Um festival na idade adulta
Quinze mil pessoas terão passado pelo castelo de Sines
para assistir aos concertos do 4º Festival Músicas do Mundo que durante três
dias (de 25 a 27) animou esta vila do litoral alentejano. Assistência recorde
que comprova o êxito organizativo do certame. Temos mais um festival sénior a
juntar ao Intercéltico do Porto e ao Cantigas do Maio, agora que o Ritmos do
Mundo se finou e os Encontros Musicais da Tradição Europeia vão deixando
saudades.
Sines
passou a prova com distinção.
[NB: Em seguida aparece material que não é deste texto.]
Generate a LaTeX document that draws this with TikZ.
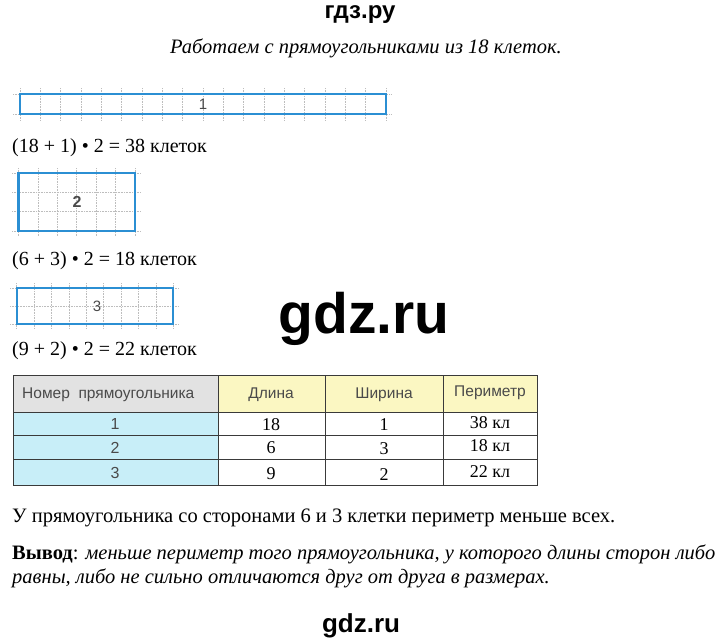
\documentclass[tikz,border=0pt]{standalone}
\usepackage{fontspec}
\setmainfont{Liberation Serif}
\setsansfont{Liberation Sans}
\definecolor{rectblue}{HTML}{2B8FD3}
\definecolor{gridgray}{HTML}{BDBDBD}
\definecolor{hdrgray}{HTML}{E2E2E2}
\definecolor{hdryellow}{HTML}{FBF7C2}
\definecolor{rowcyan}{HTML}{C8EEF8}
\definecolor{tabline}{HTML}{3A3A3A}
\definecolor{hdrtext}{HTML}{4A4A4A}
\tikzset{
  gridline/.style={gridgray, densely dotted, line width=0.6pt},
  bluerect/.style={rectblue, line width=2.2pt},
  celllabel/.style={font=\fontsize{15}{15}\selectfont\sffamily, text=hdrtext, inner sep=0pt},
  eqtext/.style={font=\fontsize{20}{20}\selectfont, anchor=base west, inner sep=0pt},
  bodytext/.style={font=\fontsize{20.5}{20.5}\selectfont, anchor=base west, inner sep=0pt},
  hdr/.style={font=\fontsize{15.5}{15.5}\selectfont\sffamily, text=hdrtext, inner sep=0pt, anchor=base},
  numcell/.style={font=\fontsize{16}{16}\selectfont\sffamily, text=hdrtext, inner sep=0pt, anchor=base},
  dat/.style={font=\fontsize{18}{18}\selectfont, inner sep=0pt, anchor=base},
  tline/.style={tabline, line width=1pt}
}
\begin{document}
\begin{tikzpicture}[x=1pt,y=-1pt]
\useasboundingbox[fill=white] (0,0) rectangle (720,643);

% headings
\node[font=\fontsize{24}{24}\selectfont\sffamily\bfseries, anchor=base, inner sep=0pt] (top) at (360,18) {гдз.ру};
\node[font=\fontsize{20.5}{20.5}\selectfont\itshape, anchor=base, inner sep=0pt] (title) at (366,53) {Работаем с прямоугольниками из 18 клеток.};

% rectangle 1 (18 x 1)
\foreach \i in {0,...,18} \draw[gridline] (20+\i*20.333,88) -- (20+\i*20.333,121);
\foreach \j in {0,1} \draw[gridline] (13,94.3+\j*20) -- (392,94.3+\j*20);
\draw[bluerect] (20,94.3) rectangle (386,114.3);
\node[celllabel] (r1) at (203,104.3) {1};
\node[eqtext] (eq1) at (12,152) {(18 + 1) • 2 = 38 клеток};

% rectangle 2 (6 x 3)
\foreach \i in {0,...,6} \draw[gridline] (18.5+\i*19.42,168) -- (18.5+\i*19.42,236);
\foreach \j in {0,...,3} \draw[gridline] (12,173.3+\j*19.23) -- (141,173.3+\j*19.23);
\draw[bluerect] (18.5,173.3) rectangle (135,231);
\node[celllabel, font=\fontsize{16}{16}\selectfont\sffamily\bfseries] (r2) at (77,202) {2};
\node[eqtext] (eq2) at (12,265) {(6 + 3) • 2 = 18 клеток};

% rectangle 3 (9 x 2)
\foreach \i in {0,...,9} \draw[gridline] (16.7+\i*17.4,283) -- (16.7+\i*17.4,329);
\foreach \j in {0,1,2} \draw[gridline] (10,288.3+\j*17.85) -- (179,288.3+\j*17.85);
\draw[bluerect] (16.7,288.3) rectangle (173.3,324);
\node[celllabel] (r3) at (97,306) {3};
\node[eqtext] (eq3) at (12,355) {(9 + 2) • 2 = 22 клеток};

% watermark
\node[font=\fontsize{57}{57}\selectfont\sffamily\bfseries, anchor=base, inner sep=0pt] (wm) at (364,333) {gdz.ru};

% table
\fill[hdrgray] (13,375) rectangle (218,412);
\fill[hdryellow] (218,375) rectangle (537,412);
\fill[rowcyan] (13,412) rectangle (218,485);
\draw[tline] (13,375) rectangle (537,485);
\foreach \y in {412,435,459} \draw[tline] (13,\y) -- (537,\y);
\foreach \x in {218,325,443} \draw[tline] (\x,375) -- (\x,485);

\node[hdr, anchor=base west] (h1) at (22,398) {Номер\ \ прямоугольника};
\node[hdr] (h2) at (271,398) {Длина};
\node[hdr] (h3) at (384,398) {Ширина};
\node[hdr] (h4) at (490,396) {Периметр};

\node[numcell] (n1) at (115,429) {1};
\node[numcell] (n2) at (115,453) {2};
\node[numcell] (n3) at (115,478) {3};

\node[dat] (d11) at (271,430) {18};
\node[dat] (d12) at (384,430) {1};
\node[dat] (d13) at (490,428) {38 кл};
\node[dat] (d21) at (271,453) {6};
\node[dat] (d22) at (384,454) {3};
\node[dat] (d23) at (490,451) {18 кл};
\node[dat] (d31) at (271,479) {9};
\node[dat] (d32) at (384,480) {2};
\node[dat] (d33) at (490,477) {22 кл};

% conclusions
\node[bodytext] (s1) at (12,522) {У прямоугольника со сторонами 6 и 3 клетки периметр меньше всех.};
\node[bodytext] (s2) at (12,559) {\textbf{Вывод}: \textit{меньше периметр того прямоугольника, у которого длины сторон либо}};
\node[bodytext] (s3) at (12,583) {\textit{равны, либо не сильно отличаются друг от друга в размерах.}};

\node[font=\fontsize{26}{26}\selectfont\sffamily\bfseries, anchor=base, inner sep=0pt] (bottom) at (361,632) {gdz.ru};
\end{tikzpicture}
\end{document}
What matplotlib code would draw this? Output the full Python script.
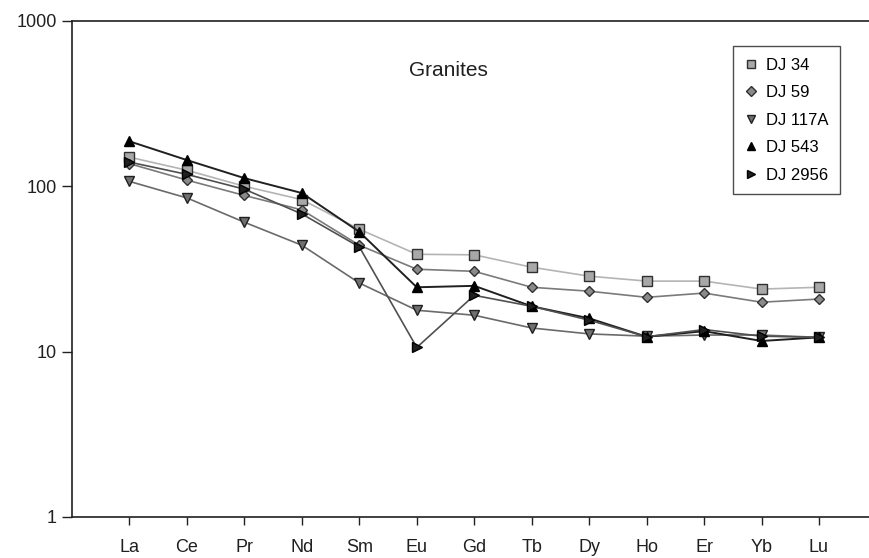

O som e as luzes estiveram imaculados, a condução
e articulação dos pequenos e grandes factos que constroem (e não raras vezes
destroem) um festival, fez-se com arte e engenho, corrigindo-se falhas
anteriores e encontrando-se soluções concretas para os problemas. A otimização
do processo de entrada e saída no castelo, a separação entre o espaço de
convívio e a área de escuta, a instalação de ecrãs gigantes dentro e fora do
castelo são sinais de que a Câmara Municipal de Sines não brinca em serviço e
de que o Músicas do Mundo tem mesmo pernas para andar.